■ **YOUR INSTRUCTIONS**
Keep only the lines of the data below that contain "with", and copy them.

____ RECORDS FOR THE EXERCISE

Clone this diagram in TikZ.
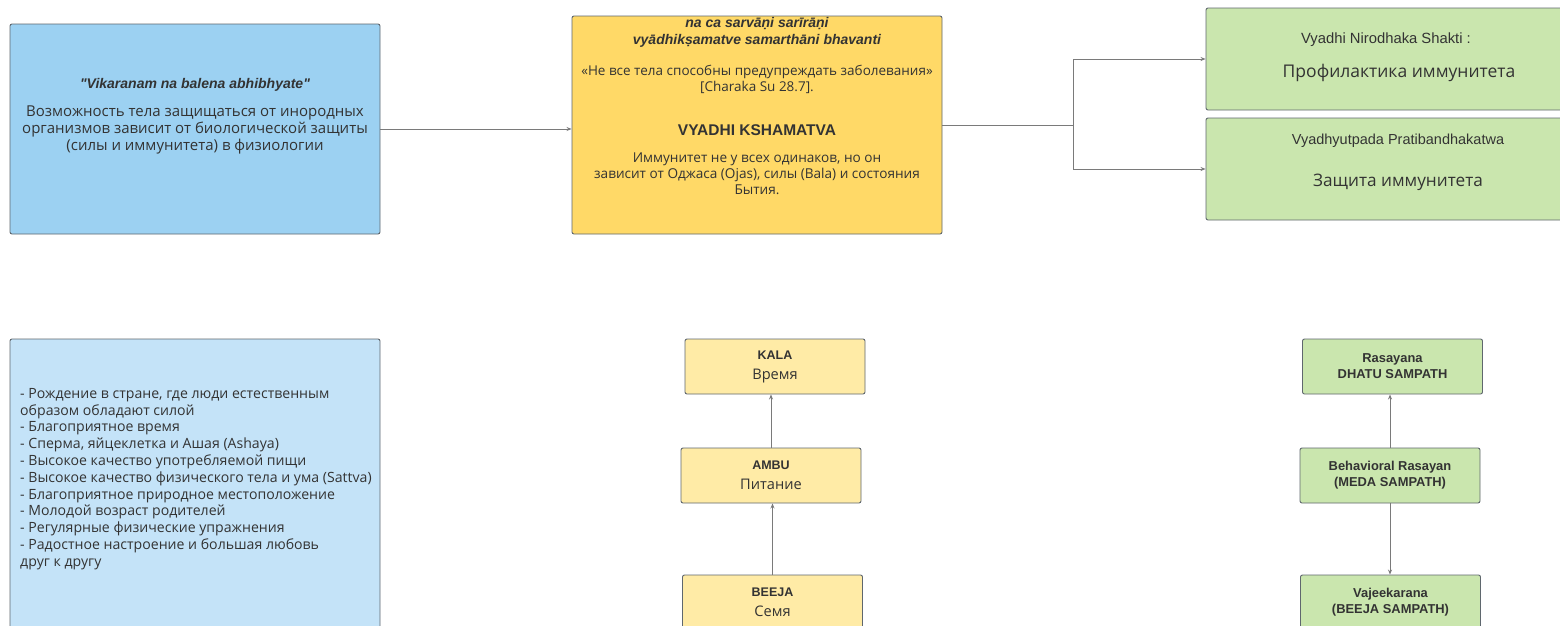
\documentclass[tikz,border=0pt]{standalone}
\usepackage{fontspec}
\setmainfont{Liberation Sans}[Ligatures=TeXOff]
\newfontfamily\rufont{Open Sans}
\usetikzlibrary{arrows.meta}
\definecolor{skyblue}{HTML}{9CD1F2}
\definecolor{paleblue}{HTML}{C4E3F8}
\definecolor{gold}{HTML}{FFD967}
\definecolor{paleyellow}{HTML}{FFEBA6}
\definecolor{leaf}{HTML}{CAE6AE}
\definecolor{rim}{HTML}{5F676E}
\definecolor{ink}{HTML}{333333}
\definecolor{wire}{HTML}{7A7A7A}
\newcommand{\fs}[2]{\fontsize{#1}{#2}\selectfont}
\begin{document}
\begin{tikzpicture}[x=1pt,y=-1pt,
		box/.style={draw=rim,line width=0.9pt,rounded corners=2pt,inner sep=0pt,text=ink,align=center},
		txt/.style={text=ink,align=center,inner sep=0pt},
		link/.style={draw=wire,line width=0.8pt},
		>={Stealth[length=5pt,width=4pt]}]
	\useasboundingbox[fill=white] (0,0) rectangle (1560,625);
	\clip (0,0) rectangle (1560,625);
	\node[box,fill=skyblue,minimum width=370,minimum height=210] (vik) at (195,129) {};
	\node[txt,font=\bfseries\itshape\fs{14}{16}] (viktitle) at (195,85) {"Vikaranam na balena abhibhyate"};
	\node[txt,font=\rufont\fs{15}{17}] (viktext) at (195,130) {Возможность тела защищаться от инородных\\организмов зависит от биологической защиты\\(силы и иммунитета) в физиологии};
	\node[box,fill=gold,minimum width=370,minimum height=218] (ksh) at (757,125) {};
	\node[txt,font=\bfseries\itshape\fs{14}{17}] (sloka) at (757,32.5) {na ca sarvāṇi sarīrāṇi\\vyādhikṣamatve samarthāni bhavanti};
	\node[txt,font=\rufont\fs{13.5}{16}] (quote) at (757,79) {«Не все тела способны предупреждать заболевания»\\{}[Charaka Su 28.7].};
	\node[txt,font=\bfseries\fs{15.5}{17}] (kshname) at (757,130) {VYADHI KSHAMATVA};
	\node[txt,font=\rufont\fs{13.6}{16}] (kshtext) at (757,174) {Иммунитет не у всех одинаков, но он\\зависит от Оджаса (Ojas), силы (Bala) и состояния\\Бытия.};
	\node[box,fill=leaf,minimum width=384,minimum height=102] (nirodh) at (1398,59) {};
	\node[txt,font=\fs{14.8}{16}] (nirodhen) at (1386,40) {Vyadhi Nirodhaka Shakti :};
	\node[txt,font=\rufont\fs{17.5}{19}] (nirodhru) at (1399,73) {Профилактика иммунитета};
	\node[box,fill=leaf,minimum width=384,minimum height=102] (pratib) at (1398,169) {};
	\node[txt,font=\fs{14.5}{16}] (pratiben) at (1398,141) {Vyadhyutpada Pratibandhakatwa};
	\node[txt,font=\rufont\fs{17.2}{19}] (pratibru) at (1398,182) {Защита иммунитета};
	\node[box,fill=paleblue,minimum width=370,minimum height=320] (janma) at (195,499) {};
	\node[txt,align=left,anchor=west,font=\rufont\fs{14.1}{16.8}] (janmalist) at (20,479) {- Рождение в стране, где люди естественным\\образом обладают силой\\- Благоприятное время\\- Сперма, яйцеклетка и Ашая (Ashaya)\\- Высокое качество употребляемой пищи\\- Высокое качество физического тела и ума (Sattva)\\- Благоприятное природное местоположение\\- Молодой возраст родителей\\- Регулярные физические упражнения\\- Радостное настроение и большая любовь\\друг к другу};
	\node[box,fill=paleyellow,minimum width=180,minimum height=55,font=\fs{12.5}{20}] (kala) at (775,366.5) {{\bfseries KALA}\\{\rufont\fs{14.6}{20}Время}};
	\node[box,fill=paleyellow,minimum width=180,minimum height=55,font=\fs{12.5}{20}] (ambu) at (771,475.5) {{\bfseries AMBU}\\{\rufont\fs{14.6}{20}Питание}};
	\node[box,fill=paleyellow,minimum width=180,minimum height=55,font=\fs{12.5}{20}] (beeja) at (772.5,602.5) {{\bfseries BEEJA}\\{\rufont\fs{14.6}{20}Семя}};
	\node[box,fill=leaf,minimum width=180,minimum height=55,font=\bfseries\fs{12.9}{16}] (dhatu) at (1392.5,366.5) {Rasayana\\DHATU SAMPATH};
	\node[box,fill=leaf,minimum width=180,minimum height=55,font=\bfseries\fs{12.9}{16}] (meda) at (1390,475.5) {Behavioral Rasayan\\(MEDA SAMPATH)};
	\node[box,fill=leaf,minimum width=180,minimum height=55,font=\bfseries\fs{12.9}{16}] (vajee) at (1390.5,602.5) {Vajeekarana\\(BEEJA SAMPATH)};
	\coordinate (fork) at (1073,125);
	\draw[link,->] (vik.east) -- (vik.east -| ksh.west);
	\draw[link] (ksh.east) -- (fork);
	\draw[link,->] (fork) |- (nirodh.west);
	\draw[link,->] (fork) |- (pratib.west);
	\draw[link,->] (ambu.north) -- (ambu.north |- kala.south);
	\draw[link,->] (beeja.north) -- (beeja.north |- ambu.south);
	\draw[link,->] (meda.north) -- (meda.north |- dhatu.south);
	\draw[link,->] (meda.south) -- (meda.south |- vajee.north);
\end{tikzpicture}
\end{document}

________
____ RECORDS FOR THE EXERCISE

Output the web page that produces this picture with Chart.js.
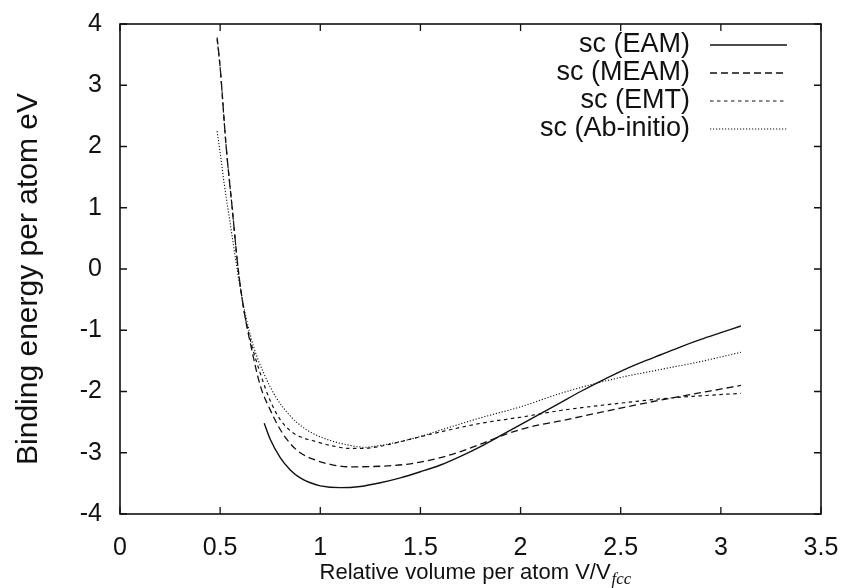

________
____ RECORDS FOR THE EXERCISE

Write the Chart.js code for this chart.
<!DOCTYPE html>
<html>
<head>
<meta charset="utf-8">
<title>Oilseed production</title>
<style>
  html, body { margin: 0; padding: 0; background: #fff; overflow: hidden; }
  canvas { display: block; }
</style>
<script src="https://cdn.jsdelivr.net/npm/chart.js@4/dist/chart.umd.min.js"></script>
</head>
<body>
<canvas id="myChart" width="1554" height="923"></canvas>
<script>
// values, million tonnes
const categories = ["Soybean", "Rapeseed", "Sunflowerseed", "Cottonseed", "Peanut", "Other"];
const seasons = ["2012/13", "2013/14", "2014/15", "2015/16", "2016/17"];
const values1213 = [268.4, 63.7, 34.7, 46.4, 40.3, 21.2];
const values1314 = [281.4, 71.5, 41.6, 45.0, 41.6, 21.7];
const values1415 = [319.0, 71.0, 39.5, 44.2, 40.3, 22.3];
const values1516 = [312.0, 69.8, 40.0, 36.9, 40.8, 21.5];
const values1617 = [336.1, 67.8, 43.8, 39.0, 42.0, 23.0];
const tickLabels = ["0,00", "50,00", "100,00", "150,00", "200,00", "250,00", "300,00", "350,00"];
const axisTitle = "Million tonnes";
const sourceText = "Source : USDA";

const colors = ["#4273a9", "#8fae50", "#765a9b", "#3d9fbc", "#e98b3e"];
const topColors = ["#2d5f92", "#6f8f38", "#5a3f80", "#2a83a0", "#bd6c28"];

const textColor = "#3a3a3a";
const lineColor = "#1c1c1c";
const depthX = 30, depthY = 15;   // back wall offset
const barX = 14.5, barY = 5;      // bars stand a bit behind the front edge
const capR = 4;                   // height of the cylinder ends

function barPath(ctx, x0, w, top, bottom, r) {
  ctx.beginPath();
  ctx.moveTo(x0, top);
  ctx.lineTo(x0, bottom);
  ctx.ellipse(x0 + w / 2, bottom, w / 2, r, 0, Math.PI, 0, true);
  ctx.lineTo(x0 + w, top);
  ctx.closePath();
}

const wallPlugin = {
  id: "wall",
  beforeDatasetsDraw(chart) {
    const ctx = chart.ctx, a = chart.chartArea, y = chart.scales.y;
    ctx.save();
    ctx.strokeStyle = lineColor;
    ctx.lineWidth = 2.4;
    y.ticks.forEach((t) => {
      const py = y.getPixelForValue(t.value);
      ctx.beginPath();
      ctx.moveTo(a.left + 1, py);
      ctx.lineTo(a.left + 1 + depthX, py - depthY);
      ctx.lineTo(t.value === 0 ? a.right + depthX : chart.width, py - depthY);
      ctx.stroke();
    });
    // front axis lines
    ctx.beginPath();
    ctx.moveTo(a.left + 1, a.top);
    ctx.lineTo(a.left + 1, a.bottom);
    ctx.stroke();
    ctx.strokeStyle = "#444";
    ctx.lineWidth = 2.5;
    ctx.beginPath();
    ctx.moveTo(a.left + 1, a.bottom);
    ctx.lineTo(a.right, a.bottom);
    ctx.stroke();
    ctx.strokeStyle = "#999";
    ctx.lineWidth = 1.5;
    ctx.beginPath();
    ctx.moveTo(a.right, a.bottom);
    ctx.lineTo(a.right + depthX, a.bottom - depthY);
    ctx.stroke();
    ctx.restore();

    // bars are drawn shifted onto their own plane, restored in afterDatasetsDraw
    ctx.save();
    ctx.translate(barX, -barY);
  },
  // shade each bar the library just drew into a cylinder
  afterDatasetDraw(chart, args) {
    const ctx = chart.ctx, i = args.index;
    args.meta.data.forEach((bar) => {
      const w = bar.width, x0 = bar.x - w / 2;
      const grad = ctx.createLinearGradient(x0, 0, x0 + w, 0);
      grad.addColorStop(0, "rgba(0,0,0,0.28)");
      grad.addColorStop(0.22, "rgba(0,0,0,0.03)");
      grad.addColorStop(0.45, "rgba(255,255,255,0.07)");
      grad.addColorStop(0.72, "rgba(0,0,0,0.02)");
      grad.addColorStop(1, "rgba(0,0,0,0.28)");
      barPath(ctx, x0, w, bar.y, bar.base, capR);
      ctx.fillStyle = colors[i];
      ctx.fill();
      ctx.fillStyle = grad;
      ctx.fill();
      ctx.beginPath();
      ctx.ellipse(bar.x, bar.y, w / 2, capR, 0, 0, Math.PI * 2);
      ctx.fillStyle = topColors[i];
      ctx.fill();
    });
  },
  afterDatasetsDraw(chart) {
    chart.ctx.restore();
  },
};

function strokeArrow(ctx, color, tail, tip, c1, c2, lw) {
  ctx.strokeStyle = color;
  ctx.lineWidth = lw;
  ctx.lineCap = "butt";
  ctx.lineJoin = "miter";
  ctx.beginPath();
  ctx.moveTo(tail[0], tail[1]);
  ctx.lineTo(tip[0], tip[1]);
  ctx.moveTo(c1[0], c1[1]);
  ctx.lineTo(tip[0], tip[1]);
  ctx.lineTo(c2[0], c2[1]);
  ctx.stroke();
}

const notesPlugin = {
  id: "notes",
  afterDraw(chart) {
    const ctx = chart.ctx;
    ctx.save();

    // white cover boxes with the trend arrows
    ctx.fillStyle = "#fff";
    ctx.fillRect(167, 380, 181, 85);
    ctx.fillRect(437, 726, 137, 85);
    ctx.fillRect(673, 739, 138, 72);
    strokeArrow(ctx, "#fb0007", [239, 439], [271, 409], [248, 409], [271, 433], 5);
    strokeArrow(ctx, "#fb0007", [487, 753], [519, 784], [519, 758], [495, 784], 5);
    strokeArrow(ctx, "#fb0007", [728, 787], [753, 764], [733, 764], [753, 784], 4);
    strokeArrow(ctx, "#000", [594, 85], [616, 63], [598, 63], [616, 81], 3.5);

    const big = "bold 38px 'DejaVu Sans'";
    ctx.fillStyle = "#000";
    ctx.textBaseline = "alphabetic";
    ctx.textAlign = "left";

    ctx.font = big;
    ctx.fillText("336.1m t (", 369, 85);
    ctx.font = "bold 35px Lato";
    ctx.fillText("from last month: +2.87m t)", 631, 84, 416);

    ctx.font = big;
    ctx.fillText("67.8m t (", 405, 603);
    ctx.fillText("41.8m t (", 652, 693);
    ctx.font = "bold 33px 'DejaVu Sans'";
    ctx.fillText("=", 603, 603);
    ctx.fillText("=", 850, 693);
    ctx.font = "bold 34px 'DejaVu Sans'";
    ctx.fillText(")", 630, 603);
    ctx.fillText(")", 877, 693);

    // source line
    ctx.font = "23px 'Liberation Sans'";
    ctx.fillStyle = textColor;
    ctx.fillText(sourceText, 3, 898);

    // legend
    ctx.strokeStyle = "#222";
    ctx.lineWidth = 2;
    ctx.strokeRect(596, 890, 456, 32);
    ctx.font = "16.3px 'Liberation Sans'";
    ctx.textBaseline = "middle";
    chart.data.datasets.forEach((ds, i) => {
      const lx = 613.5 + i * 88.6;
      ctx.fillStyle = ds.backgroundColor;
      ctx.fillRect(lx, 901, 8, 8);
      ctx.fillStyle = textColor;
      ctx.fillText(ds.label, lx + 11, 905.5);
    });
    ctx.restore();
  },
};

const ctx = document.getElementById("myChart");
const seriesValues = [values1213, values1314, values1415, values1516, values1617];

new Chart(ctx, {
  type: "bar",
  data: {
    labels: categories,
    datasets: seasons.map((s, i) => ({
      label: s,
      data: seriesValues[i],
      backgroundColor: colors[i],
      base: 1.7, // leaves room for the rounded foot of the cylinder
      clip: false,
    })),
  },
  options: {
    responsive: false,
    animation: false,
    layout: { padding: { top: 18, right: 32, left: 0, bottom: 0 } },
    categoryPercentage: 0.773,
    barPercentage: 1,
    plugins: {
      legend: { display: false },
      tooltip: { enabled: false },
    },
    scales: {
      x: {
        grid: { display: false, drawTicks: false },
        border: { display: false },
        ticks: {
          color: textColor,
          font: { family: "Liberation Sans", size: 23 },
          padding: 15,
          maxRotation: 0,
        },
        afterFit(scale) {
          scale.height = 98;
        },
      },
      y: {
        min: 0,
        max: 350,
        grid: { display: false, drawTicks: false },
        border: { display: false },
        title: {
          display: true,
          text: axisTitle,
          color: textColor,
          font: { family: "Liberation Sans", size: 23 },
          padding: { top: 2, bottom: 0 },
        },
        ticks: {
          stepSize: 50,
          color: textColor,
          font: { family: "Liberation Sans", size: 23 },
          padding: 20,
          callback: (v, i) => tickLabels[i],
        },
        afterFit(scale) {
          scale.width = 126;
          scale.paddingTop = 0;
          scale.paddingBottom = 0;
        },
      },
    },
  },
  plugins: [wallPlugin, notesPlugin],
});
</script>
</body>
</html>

________

■ **RESULT OF THIS EXERCISE**
Output the web page that produces this picture with Chart.js.
    // white cover boxes with the trend arrows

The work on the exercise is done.